Mercury's Wings
There are characters who have wings or use substitutes in different ways like using gigantic ears or magical hair. But then we have characters who have grown or were born with actual tiny wings attached to both sides of their heads, or on their feet. It's Fridge Logic to consider how they can even fly in the first place.
Characters who were not born with or have grown wings often use helmets, hats and sandals with wings to achieve this effect. Characters who have neither winged accessories nor wings will have wings on their headgear or costume for ornamental reasons.
The Trope Maker for these wings, is Hermes/Mercury, the messenger of the gods. Because of this, many characters that have worn the winged helmet or winged sandals that are reminiscent to the ones he wore. They also tend to be quite swift in their movements.
This is a form of Good Wings, Evil Wings, as almost any character that has these wings are good or divine.
Super-Trope to Hair Wings and Ear Wings. See also Helicopter Hair and Hat of Flight.
Anime and Manga
- The Nothing (or alternatively, The Hope Card) from the second movie of Cardcaptor Sakura has wings on its head.
- In Shugo Chara, wings appear next to Amu's feet during character changes with Ran.
- Nanoha's Flier Fin and its upgraded version, Axel Fin.
Comic Books
- They're merely decorative, but The Flash has wingtips on the head of his costume.
- The Golden Age Flash actually had a hat with such wings on it, a clear homage to Mercury.
- Captain America (comics) has small wings on both sides of his mask, much like the Flash.
- In the Marvel Universe, Sub-Mariner has small wings on his ankles that allow him to fly.
- This is also true of his Distaff Counterparts, Namorita and Namora.
- Asterix's helmet has decorative wings, as do those of some other Gauls.
- The Mighty Thor also wears a winged helmet.
Literature
- The Spirit of the Post in Going Postal is a golden statue with a winged helmet, winged sandals and a winged fig leaf. Moist, as Postmaster and possible avatar, gets a gold postman's hat with real pigeon wings attached to it, and a matching pair of boots. (There's also some kind of elasticated arrangement, but he decides to forgo this.)
Mythology
- Hermes/Mercury of course. The winged sandals (named Talaria) were made by Hephaestus/Vulcan, made of gold, and were the source of Hermes power of swift flight. Thus it's natural for speedster type characters to homage Hermes, or his gear, in their design.
Newspaper Comics
- Jack Flash, a campy 1950s strip in the British comic The Beano, was about a boy from Mercury who could fly. He had little wings on his ankles.
Tabletop RPG
- The Dungeons & Dragons supplement Unearthed Arcana (1985) introduced the magic item Winged Boots. When the wearer concentrates on the desire to fly, the boots sprout wings at the heel and allow the wearer to fly for a total of two hours per day.
Video Games
- Super Mario 64 has Mario's wing cap, which allows him to fly.

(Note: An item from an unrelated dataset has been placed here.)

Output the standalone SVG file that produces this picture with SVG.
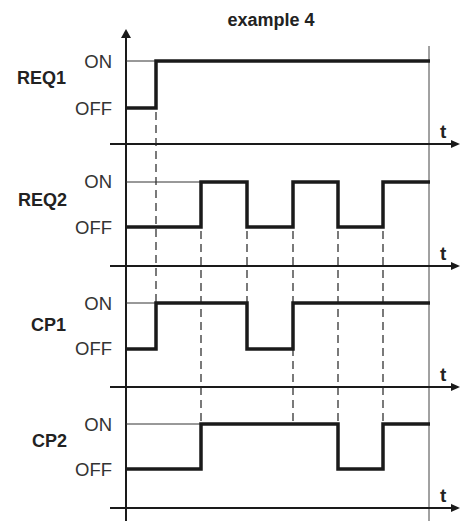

- In Scribblenauts, one of the many ways you can make Maxwell fly is to write winged sandals. You could also write winged helmet but it doesn't fly.
- Winona, the flying type gym leader from Pokémon Ruby and Sapphire, has tufts of hair that are shaped like wings that stick out of her aviator helmet and goggles. It is for stylistic purposes only, though.
- The heroine of Valkyrie No Densetsu and, by extension due to The Cameo, Cassandra's third outfit in Soul Calibur 2 have ornamental wings (which are later obtainable as parts for creating a character in the third and fourth games).
- Harpuia from Mega Man Zero wears a winged helmet (purely for decor) along with having thruster containing mechanical wings on his back. Very fast moving when airborne to the point where he is one of the only things in the series that can actually outrun Zero (and Zero's quite fast himself). This is an Anti-Villain or Hero Antagonist example, if not both.
- All of the members of the High Entia race in Xenoblade Chronicles have large white wings on their heads though the ones that are part Homs usually have smaller wings. A random, easily missable NPC mentions that while they can be used for flight, few of them bother to learn how due to the amount of training it requires, making one such display during a sidequest all the more sudden.
- The Blue Birds in Angry Birds in Space.
Web Original
- Gaia Online has a few of these for items. The headwings and the feetwings are, naturally, separate items that must be purchased separately.
Western Animation
- Twister from Rocket Power has the ornamental version of these wings on his helmet.
- Bosworth the dog in Alias the Jester has wings sprouting from his head that let him fly. It's not clear whether Alias himself wears a winged mask or a mask with holes in it for his wings, but he can fly as well. (When he's Jester, his wings would be covered by his jester's hat.)
- In one of the Rudy Larriva Wile E Coyote and The Road Runner cartoons, Wile E. ties pigeons on his feet to catch the Roadrunner, inspired by the Mercury myth. Like all of his plans, it doesn't go well.